■ TASK
Look through the data below. Pick out the lines holding the string "this".

■ STORED RECORDS
※ ※ ※

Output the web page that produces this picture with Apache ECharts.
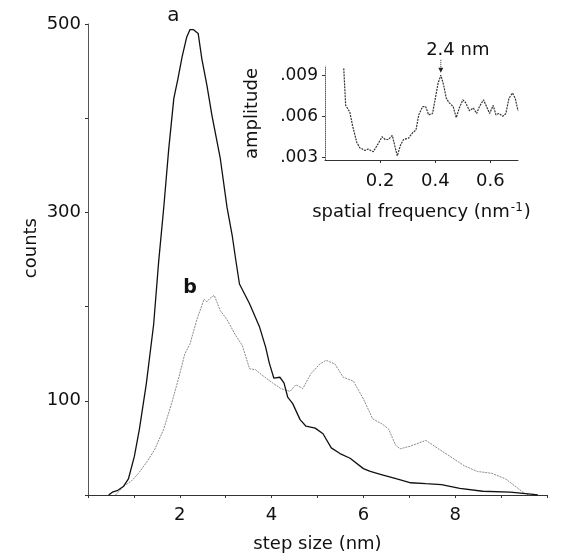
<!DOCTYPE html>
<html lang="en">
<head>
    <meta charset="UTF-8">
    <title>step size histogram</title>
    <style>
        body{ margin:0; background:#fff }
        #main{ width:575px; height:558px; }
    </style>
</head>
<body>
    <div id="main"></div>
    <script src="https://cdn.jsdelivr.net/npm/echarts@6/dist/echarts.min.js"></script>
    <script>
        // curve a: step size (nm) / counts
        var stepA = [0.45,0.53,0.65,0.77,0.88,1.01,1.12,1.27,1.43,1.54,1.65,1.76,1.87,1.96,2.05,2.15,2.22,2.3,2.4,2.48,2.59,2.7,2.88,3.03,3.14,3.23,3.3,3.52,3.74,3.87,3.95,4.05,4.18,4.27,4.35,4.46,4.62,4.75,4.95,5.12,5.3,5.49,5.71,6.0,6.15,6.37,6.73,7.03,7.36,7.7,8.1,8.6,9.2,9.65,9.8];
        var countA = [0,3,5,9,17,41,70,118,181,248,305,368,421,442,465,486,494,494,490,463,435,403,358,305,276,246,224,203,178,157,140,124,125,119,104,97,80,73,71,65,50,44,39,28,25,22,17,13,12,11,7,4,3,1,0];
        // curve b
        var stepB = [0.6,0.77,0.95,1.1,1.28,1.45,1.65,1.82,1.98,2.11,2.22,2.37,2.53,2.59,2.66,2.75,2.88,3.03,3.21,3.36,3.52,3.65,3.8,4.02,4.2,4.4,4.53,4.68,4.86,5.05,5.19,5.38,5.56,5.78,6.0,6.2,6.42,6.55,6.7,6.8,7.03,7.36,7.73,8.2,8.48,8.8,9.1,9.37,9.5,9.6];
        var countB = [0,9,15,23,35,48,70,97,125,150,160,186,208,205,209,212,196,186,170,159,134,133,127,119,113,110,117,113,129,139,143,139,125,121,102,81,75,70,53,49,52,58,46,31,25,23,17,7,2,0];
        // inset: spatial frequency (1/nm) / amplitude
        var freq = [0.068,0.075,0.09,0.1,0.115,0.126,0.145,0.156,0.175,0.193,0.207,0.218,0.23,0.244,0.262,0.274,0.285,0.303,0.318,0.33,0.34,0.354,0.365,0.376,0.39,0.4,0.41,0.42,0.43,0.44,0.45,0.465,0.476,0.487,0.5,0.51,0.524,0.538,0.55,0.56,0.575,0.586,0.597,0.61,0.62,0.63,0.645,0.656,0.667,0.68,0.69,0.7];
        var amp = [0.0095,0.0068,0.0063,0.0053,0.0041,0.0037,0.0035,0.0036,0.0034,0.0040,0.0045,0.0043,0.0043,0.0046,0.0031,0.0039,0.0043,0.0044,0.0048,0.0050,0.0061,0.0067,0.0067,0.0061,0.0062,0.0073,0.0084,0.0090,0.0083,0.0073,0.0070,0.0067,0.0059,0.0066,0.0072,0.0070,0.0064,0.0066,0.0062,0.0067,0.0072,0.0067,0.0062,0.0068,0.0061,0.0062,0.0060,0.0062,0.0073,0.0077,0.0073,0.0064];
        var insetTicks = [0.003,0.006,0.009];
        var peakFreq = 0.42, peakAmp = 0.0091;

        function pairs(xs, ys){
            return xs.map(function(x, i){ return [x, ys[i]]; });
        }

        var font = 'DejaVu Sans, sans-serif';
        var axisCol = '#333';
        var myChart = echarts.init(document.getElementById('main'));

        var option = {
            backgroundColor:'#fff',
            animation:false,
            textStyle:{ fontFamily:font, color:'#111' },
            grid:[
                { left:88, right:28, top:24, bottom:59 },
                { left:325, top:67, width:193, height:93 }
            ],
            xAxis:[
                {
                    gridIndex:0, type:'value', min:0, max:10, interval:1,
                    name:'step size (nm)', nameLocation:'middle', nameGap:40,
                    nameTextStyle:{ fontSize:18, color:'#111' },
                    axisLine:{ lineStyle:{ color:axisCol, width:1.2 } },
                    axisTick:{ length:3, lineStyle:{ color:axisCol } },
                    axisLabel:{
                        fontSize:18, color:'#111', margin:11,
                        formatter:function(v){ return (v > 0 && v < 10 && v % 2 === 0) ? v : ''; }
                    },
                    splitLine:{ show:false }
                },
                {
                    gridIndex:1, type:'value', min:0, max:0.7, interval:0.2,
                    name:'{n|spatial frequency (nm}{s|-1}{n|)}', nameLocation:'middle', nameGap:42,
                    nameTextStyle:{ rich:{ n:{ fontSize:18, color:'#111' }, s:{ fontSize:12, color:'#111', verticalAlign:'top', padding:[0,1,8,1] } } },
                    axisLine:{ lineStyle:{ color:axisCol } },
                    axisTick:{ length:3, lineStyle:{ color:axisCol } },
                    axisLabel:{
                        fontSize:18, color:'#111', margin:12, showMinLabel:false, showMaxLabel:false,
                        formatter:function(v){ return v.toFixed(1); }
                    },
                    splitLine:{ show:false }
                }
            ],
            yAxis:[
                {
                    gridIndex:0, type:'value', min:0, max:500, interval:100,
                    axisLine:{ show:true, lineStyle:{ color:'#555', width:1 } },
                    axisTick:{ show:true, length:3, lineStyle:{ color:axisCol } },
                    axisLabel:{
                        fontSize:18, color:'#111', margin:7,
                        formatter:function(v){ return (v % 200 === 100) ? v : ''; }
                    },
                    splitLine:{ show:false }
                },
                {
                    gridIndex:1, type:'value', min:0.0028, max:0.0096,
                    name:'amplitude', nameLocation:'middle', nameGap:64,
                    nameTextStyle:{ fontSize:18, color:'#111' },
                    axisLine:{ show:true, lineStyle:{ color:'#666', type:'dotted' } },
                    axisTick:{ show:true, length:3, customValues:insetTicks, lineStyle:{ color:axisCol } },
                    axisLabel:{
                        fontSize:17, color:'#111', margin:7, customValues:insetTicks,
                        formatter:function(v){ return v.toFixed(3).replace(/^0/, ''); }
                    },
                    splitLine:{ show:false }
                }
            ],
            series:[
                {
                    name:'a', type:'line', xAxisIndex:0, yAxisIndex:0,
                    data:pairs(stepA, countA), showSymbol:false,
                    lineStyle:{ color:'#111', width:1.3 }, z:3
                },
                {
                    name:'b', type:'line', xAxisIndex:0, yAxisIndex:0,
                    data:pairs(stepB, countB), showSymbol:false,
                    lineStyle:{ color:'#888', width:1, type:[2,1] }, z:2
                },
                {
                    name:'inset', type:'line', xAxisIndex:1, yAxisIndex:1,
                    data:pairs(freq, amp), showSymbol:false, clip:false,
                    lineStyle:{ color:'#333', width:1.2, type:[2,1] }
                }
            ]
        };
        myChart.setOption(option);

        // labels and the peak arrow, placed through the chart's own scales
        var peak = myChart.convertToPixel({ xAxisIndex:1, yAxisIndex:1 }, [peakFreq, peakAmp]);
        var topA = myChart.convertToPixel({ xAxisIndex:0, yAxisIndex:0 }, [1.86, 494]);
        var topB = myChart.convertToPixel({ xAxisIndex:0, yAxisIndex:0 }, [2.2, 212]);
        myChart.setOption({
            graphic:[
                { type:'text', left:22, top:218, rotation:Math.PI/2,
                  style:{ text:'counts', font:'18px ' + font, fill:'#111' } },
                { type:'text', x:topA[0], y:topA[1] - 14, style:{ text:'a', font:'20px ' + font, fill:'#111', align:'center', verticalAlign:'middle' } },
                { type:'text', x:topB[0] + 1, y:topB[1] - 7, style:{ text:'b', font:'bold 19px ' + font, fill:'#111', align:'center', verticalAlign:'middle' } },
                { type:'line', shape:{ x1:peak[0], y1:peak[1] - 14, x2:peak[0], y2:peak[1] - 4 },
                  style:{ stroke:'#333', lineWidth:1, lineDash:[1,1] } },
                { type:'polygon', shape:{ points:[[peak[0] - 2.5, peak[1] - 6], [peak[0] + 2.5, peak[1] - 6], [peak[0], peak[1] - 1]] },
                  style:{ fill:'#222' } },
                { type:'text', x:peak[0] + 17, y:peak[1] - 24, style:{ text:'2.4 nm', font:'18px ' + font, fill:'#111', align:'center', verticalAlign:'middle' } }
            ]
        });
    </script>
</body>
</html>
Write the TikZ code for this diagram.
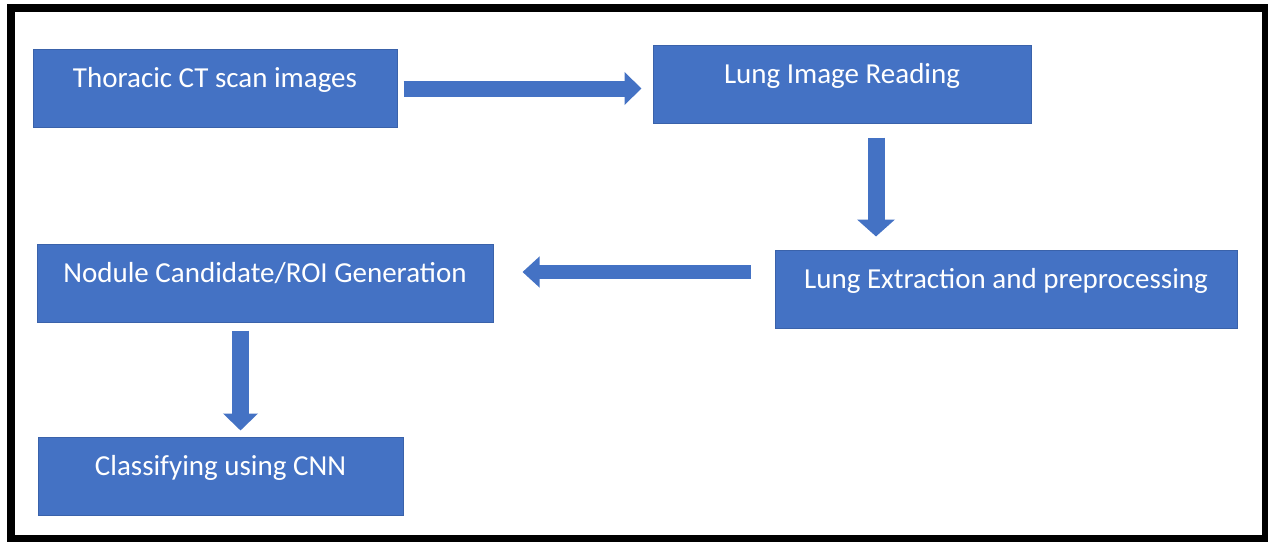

※ ※ ※

■ ANSWER TO THE TASK
Output the web page that produces this picture with Apache ECharts.
Write the TikZ code for this diagram.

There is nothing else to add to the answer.